=== Provided information ===

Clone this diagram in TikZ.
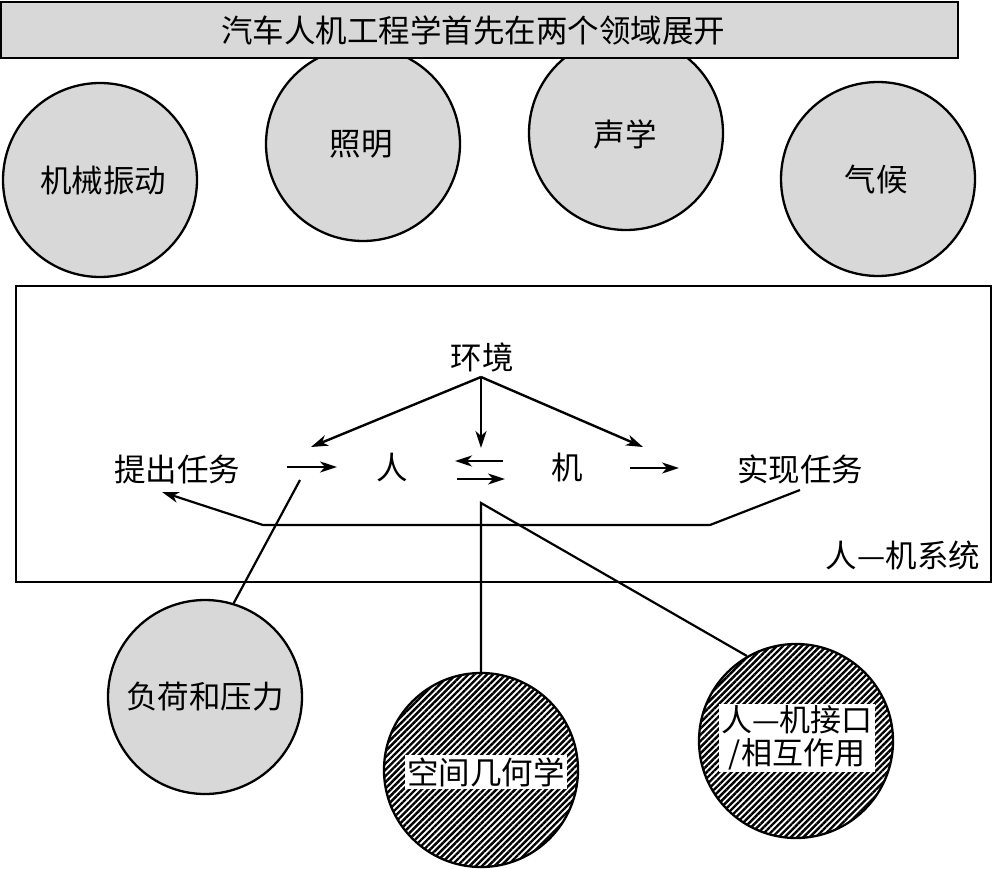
\documentclass[tikz,border=0pt]{standalone}
\usepackage{fontspec}
\setmainfont{Noto Sans CJK SC}
\usetikzlibrary{arrows.meta,patterns.meta}
\definecolor{gfill}{RGB}{216,216,216}
\begin{document}
\begin{tikzpicture}[x=1pt,y=-1pt,
  every node/.style={font=\fontsize{31.5}{35}\selectfont},
  gcirc/.style={circle,draw,line width=2.3pt,fill=gfill,minimum size=194pt,inner sep=0pt},
  hcirc/.style={circle,draw,line width=2.3pt,minimum size=194pt,inner sep=0pt,
     pattern={Lines[angle=45,distance=4.4pt,line width=2.4pt]}},
  wbox/.style={fill=white,inner sep=2pt,align=center},
  barbox/.style={draw,line width=2.5pt,fill=gfill,minimum width=957pt,minimum height=56pt,inner sep=0pt},
  sysbox/.style={draw,line width=2.3pt,minimum width=975pt,minimum height=296pt,inner sep=0pt},
  txt/.style={inner sep=1pt},
  arr/.style={line width=2.4pt,-{Stealth[length=17pt,width=11pt,inset=5pt]}},
  ln/.style={line width=2.2pt}]
\useasboundingbox (0,0) rectangle (995,869);
% top circles
\node[gcirc] (jx) at (100,180) {};
\node[gcirc] (zm) at (363,144) {};
\node[gcirc] (sx) at (626,133) {};
\node[gcirc] (qh) at (878,179) {};
\node[txt] at (103,181) {机械振动};
\node[txt] at (361,144) {照明};
\node[txt] at (625,134) {声学};
\node[txt] at (876,180) {气候};
% title bar
\node[barbox] (title) at (479.5,30) {};
\node[txt] at (473,30) {汽车人机工程学首先在两个领域展开};
% system box
\node[sysbox] (sys) at (503.5,434) {};
\node[txt] (syslab) at (903,555) {人—机系统};
% inner nodes
\node[txt] (hj) at (482,357) {环境};
\node[txt] (tc) at (177,470) {提出任务};
\node[txt] (ren) at (392,468) {人};
\node[txt] (ji) at (567,468) {机};
\node[txt] (sx2) at (800,469) {实现任务};
% coordinates
\coordinate (apex) at (481,377);
\coordinate (tl) at (311,447);
\coordinate (tm) at (481,448);
\coordinate (tr) at (643,447);
\coordinate (a1s) at (287,467); \coordinate (a1e) at (337,467);
\coordinate (a2s) at (503,461); \coordinate (a2e) at (455,461);
\coordinate (a3s) at (457,479); \coordinate (a3e) at (505,479);
\coordinate (a4s) at (630,468); \coordinate (a4e) at (679,468);
\coordinate (fb0) at (800,490);
\coordinate (fb1) at (710,525);
\coordinate (fb2) at (263,525);
\coordinate (fb3) at (162,492);
\coordinate (fhs) at (300,480);
\coordinate (kjs) at (481,503);
% arrows
\draw[arr] (apex) -- (tl);
\draw[arr] (apex) -- (tm);
\draw[arr] (apex) -- (tr);
\draw[arr] (a1s) -- (a1e);
\draw[arr] (a2s) -- (a2e);
\draw[arr] (a3s) -- (a3e);
\draw[arr] (a4s) -- (a4e);
\draw[arr,line width=2.2pt] (fb0) -- (fb1) -- (fb2) -- (fb3);
% bottom circles
\node[gcirc] (fh) at (205,697) {};
\node[txt] at (205,697) {负荷和压力};
\node[hcirc] (kj) at (481,770) {};
\node[wbox] at (486,772) {空间几何学};
\node[hcirc] (jk) at (796,741) {};
\node[wbox,font=\fontsize{31}{33}\selectfont] at (797,738) {人—机接口\\/相互作用};
% connectors
\draw[ln] (fhs) -- (fh.73);
\draw[ln] (kj.north) -- (kjs) -- (jk.120);
\end{tikzpicture}
\end{document}
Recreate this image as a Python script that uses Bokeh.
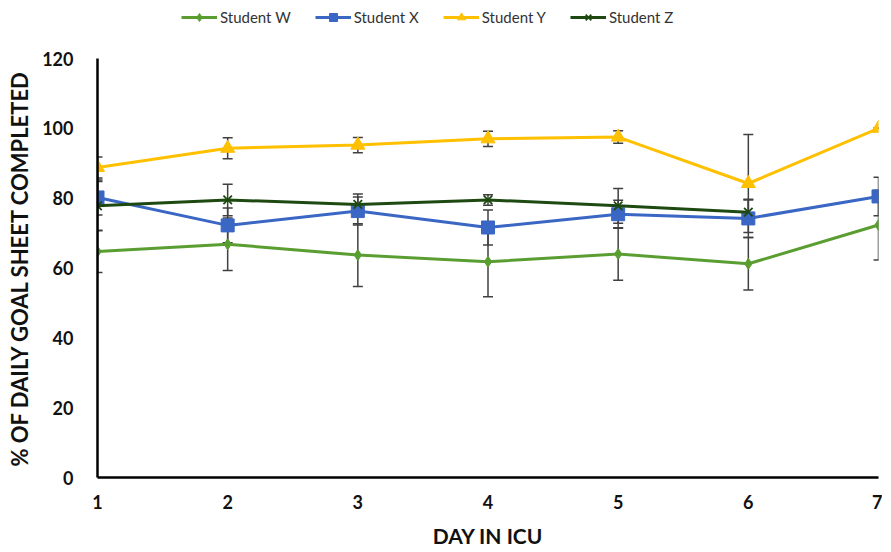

===

Quote every entry exactly, with the pictures omitted.

Clone this diagram in TikZ.
\documentclass[tikz,border=0pt]{standalone}
\usepackage{fontspec}
\setmainfont{Noto Sans CJK SC}
\usetikzlibrary{arrows.meta,patterns.meta}
\definecolor{gfill}{RGB}{216,216,216}
\begin{document}
\begin{tikzpicture}[x=1pt,y=-1pt,
  every node/.style={font=\fontsize{31.5}{35}\selectfont},
  gcirc/.style={circle,draw,line width=2.3pt,fill=gfill,minimum size=194pt,inner sep=0pt},
  hcirc/.style={circle,draw,line width=2.3pt,minimum size=194pt,inner sep=0pt,
     pattern={Lines[angle=45,distance=4.4pt,line width=2.4pt]}},
  wbox/.style={fill=white,inner sep=2pt,align=center},
  barbox/.style={draw,line width=2.5pt,fill=gfill,minimum width=957pt,minimum height=56pt,inner sep=0pt},
  sysbox/.style={draw,line width=2.3pt,minimum width=975pt,minimum height=296pt,inner sep=0pt},
  txt/.style={inner sep=1pt},
  arr/.style={line width=2.4pt,-{Stealth[length=17pt,width=11pt,inset=5pt]}},
  ln/.style={line width=2.2pt}]
\useasboundingbox (0,0) rectangle (995,869);
% top circles
\node[gcirc] (jx) at (100,180) {};
\node[gcirc] (zm) at (363,144) {};
\node[gcirc] (sx) at (626,133) {};
\node[gcirc] (qh) at (878,179) {};
\node[txt] at (103,181) {机械振动};
\node[txt] at (361,144) {照明};
\node[txt] at (625,134) {声学};
\node[txt] at (876,180) {气候};
% title bar
\node[barbox] (title) at (479.5,30) {};
\node[txt] at (473,30) {汽车人机工程学首先在两个领域展开};
% system box
\node[sysbox] (sys) at (503.5,434) {};
\node[txt] (syslab) at (903,555) {人—机系统};
% inner nodes
\node[txt] (hj) at (482,357) {环境};
\node[txt] (tc) at (177,470) {提出任务};
\node[txt] (ren) at (392,468) {人};
\node[txt] (ji) at (567,468) {机};
\node[txt] (sx2) at (800,469) {实现任务};
% coordinates
\coordinate (apex) at (481,377);
\coordinate (tl) at (311,447);
\coordinate (tm) at (481,448);
\coordinate (tr) at (643,447);
\coordinate (a1s) at (287,467); \coordinate (a1e) at (337,467);
\coordinate (a2s) at (503,461); \coordinate (a2e) at (455,461);
\coordinate (a3s) at (457,479); \coordinate (a3e) at (505,479);
\coordinate (a4s) at (630,468); \coordinate (a4e) at (679,468);
\coordinate (fb0) at (800,490);
\coordinate (fb1) at (710,525);
\coordinate (fb2) at (263,525);
\coordinate (fb3) at (162,492);
\coordinate (fhs) at (300,480);
\coordinate (kjs) at (481,503);
% arrows
\draw[arr] (apex) -- (tl);
\draw[arr] (apex) -- (tm);
\draw[arr] (apex) -- (tr);
\draw[arr] (a1s) -- (a1e);
\draw[arr] (a2s) -- (a2e);
\draw[arr] (a3s) -- (a3e);
\draw[arr] (a4s) -- (a4e);
\draw[arr,line width=2.2pt] (fb0) -- (fb1) -- (fb2) -- (fb3);
% bottom circles
\node[gcirc] (fh) at (205,697) {};
\node[txt] at (205,697) {负荷和压力};
\node[hcirc] (kj) at (481,770) {};
\node[wbox] at (486,772) {空间几何学};
\node[hcirc] (jk) at (796,741) {};
\node[wbox,font=\fontsize{31}{33}\selectfont] at (797,738) {人—机接口\\/相互作用};
% connectors
\draw[ln] (fhs) -- (fh.73);
\draw[ln] (kj.north) -- (kjs) -- (jk.120);
\end{tikzpicture}
\end{document}
Recreate this image as a Python script that uses Bokeh.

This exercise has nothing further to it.